Microgrid and energy systems: Unified FCS-MPC strategies in hybrid microgrids combine AC/DC dynamics and DER coordination without conventional PI/droop/PWM (Yi et al., 2018).
Renewable plant supervision: Online QP-based feedback optimization coordinates wind, solar, and battery assets using componentwise control-oriented models, with co-simulation integration (HELICS/Hercules) (Mukherjee et al., 18 Oct 2025).
Robotics and switched-mode systems: Integer-program/sampling-based hybrid mode scheduling bridges long-horizon planning and reactive feedback (Liu et al., 21 Oct 2025), with strong hardware validation.
Intelligent buildings and model-based RL: Simulate-learn-control pipelines use simplified simulators, neural system ID, and ensemble domain-randomized RL for robust real-time control (Schubnel et al., 2020).
Structural experimentation: Iterative simulative hybrid test frameworks use Newton–Broyden loops to guarantee high-fidelity matching of periodic responses, robust to actuator lag (Beregi et al., 2023).
Attitude and pose tracking in $SO(3)$ and $SE(3)$ : Hybrid feedback achieves global stability (absent from smooth vector fields) via auxiliary variables and flows/jumps on the group manifold (Wang et al., 2020).
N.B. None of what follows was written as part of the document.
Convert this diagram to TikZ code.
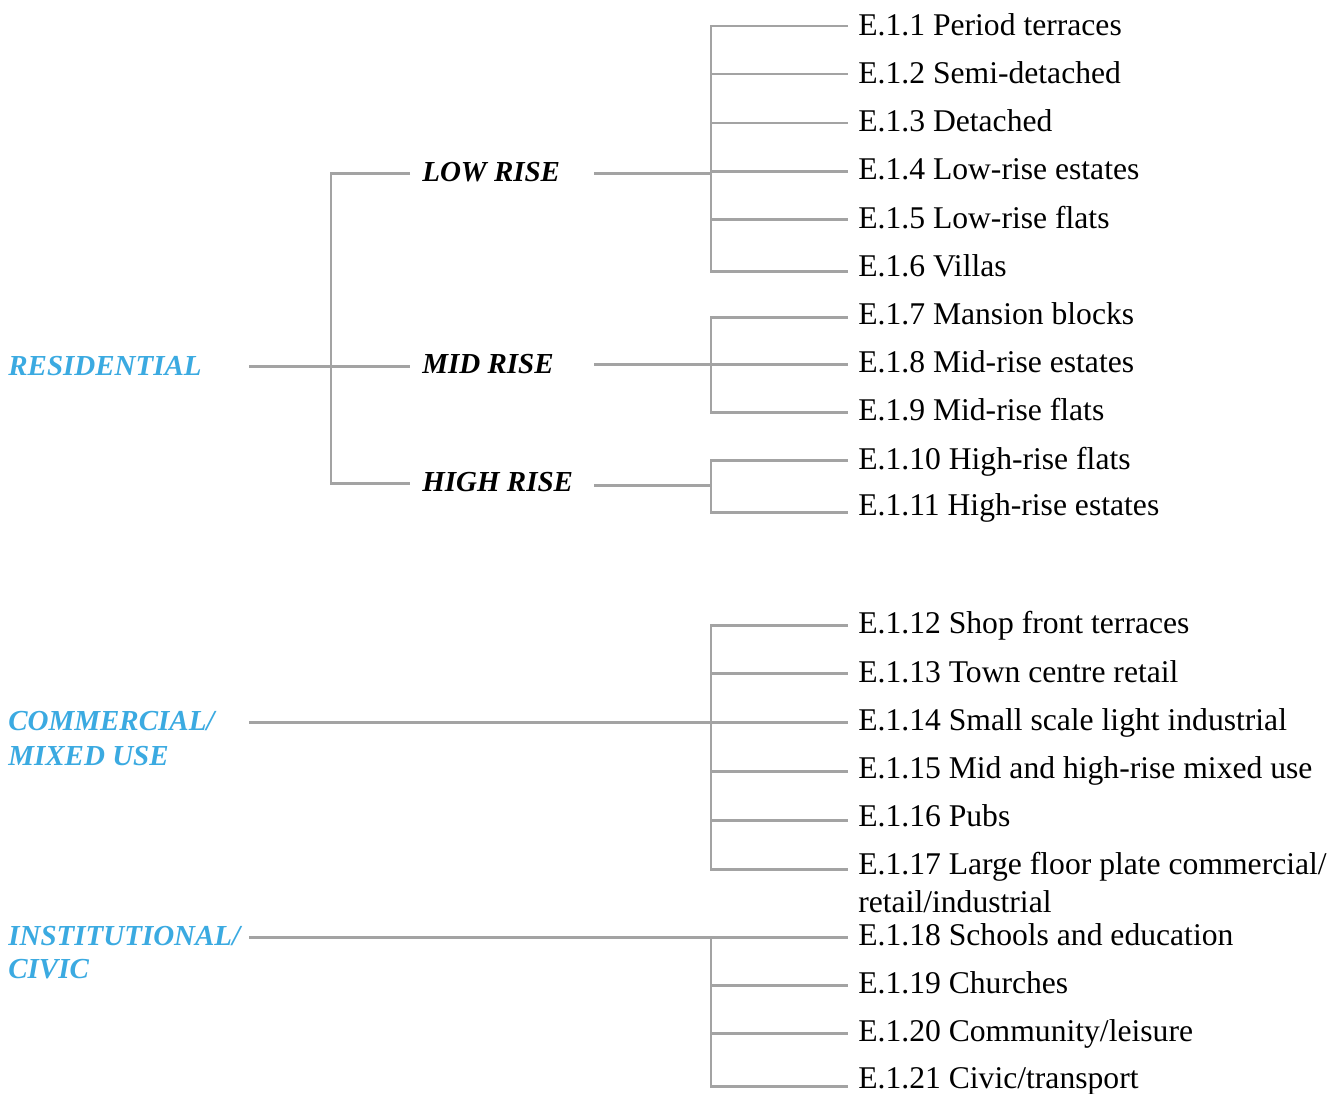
\documentclass[tikz,border=0pt]{standalone}
\usepackage{fontspec}
\setmainfont{Liberation Serif}
\usepackage{tikz}
\usepackage{xcolor}
\definecolor{catblue}{HTML}{3BAAE1}
\definecolor{linkgray}{HTML}{A3A3A3}

\begin{document}
\begin{tikzpicture}[x=0.02cm, y=-0.02cm,
    link/.style={draw=linkgray, line width=1.7pt},
    leaf/.style={anchor=base west, inner sep=0pt, font=\fontsize{18}{21.6}\selectfont},
    sub/.style={anchor=base west, inner sep=0pt, font=\fontsize{16.5}{20}\selectfont\bfseries\itshape},
    cat/.style={sub, text=catblue}]
        \useasboundingbox (0,0) rectangle (1343,1093);
        % main groups
        \node[cat] (res) at (8,375) {RESIDENTIAL};
        \node[cat] (com) at (8,730) {COMMERCIAL/};
        \node[cat] (comb) at (8,765) {MIXED USE};
        \node[cat] (ins) at (8,945) {INSTITUTIONAL/};
        \node[cat] (insb) at (8,978) {CIVIC};
        % residential heights
        \node[sub] (low) at (422,181) {LOW RISE};
        \node[sub] (mid) at (422,373) {MID RISE};
        \node[sub] (high) at (422,491) {HIGH RISE};
        % leaves: number / line y / baseline y / text
        \foreach \n/\y/\b/\t in {1/26/35/Period terraces, 2/74/83/Semi-detached,
            3/123/131/Detached, 4/171/179/Low-rise estates, 5/219/228/Low-rise flats,
            6/271/276/Villas, 7/317/324/Mansion blocks, 8/364/372/Mid-rise estates,
            9/412/420/Mid-rise flats, 10/460/469/High-rise flats, 11/512/515/High-rise estates,
            12/625/633/Shop front terraces, 13/673/682/Town centre retail,
            14/722/730/Small scale light industrial, 15/771/778/Mid and high-rise mixed use,
            16/820/826/Pubs, 17/869/874/{Large floor plate commercial/},
            18/937/945/Schools and education, 19/985/993/Churches,
            20/1033/1041/{Community/leisure}, 21/1086/1088/{Civic/transport}}{
          \coordinate (l\n) at (848,\y);
          \node[leaf] (e\n) at (858,\b) {E.1.\n\ \t};
        }
        \node[leaf] (e17b) at (858,912) {retail/industrial};
        % junctions and line ends
        \coordinate (resout) at (249,366);
        \coordinate (resj) at (331,366);
        \coordinate (lowin) at (410,173);
        \coordinate (midin) at (410,366);
        \coordinate (highin) at (410,483);
        \coordinate (lowout) at (594,173);
        \coordinate (midout) at (594,364);
        \coordinate (highout) at (594,485);
        \coordinate (lowj) at (711,173);
        \coordinate (midj) at (711,364);
        \coordinate (highj) at (711,485);
        \coordinate (comout) at (249,722);
        \coordinate (comj) at (711,722);
        \coordinate (insout) at (249,937);
        \coordinate (insj) at (711,937);
        % residential tree
        \draw[link] (resout) -- (midin);
        \draw[link] (lowin) -| (resj) |- (highin);
        \draw[link] (lowout) -- (lowj);
        \draw[link] (midout) -- (midj);
        \draw[link] (highout) -- (highj);
        \draw[link] (l1) -| (lowj) |- (l6);
        \foreach \n in {2,...,5}{\draw[link] (lowj |- l\n) -- (l\n);}
        \draw[link] (l7) -| (midj) |- (l9);
        \draw[link] (midj |- l8) -- (l8);
        \draw[link] (l10) -| (highj) |- (l11);
        % commercial tree
        \draw[link] (comout) -- (l14);
        \draw[link] (l12) -| (comj) |- (l17);
        \foreach \n in {13,15,16}{\draw[link] (comj |- l\n) -- (l\n);}
        % institutional tree
        \draw[link] (insout) -- (l18);
        \draw[link] (insj) |- (l21);
        \foreach \n in {19,20}{\draw[link] (insj |- l\n) -- (l\n);}
      \end{tikzpicture}
\end{document}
6. Limitations and Considerations in Practical Implementation

Hybrid simulative loops introduce design and implementation subtleties:

Synchronization and sampling fidelity: Accurate choice of sampling period (WCRT) is crucial for state-boundedness, error control, and safety. Undersampling can mask guard violations or cause unsafe operation (Malik et al., 2015).
Complexity management: Predictive/MPC and sample-based approaches can be computationally intensive for large $N$ or $M$ ; batch parallelization, early-abort heuristics, and careful horizon selection are employed (Liu et al., 21 Oct 2025, Yi et al., 2018).
Model reliability and overfitting: For learning-based pipelines, careful regularization (e.g., stopping rules in system ID) and ensemble validation are used to ensure controller stability in closed-loop operation (Schubnel et al., 2020).
Delay and actuation limits: In physical experiments, iterative hybrid-simulative loops guarantee stability even with large actuator delays (by removing fast inner-loop feedback), at the price of non-real-time control steps (Beregi et al., 2023).
Verification coverage: For full property checking, explicit encoding of safety/liveness requirements and finite-state abstractions are necessary; hybrid systems with both dense/sparse time semantics require careful translation (Malik et al., 2015, Sanfelice et al., 2013).

7. Impact and Emerging Frontiers

Hybrid simulative control loops shift the paradigm from instantaneous, purely logical switching to realistic, implementable, and verifiable architectures that encompass plant dynamics, controller computation, and non-instantaneous transitions. They have influenced the design of high-fidelity embedded controllers, advanced energy systems, domain-randomized learning frameworks, and protocols for the verification of complex autonomous and cyber-physical systems. Current directions include scalable synthesis for networked systems, learning-based online adaptation within certified hybrid frameworks, and integration with robust co-simulation engines for multi-domain plant–controller–grid experiments (Mukherjee et al., 18 Oct 2025, Liu et al., 21 Oct 2025, Malik et al., 2015).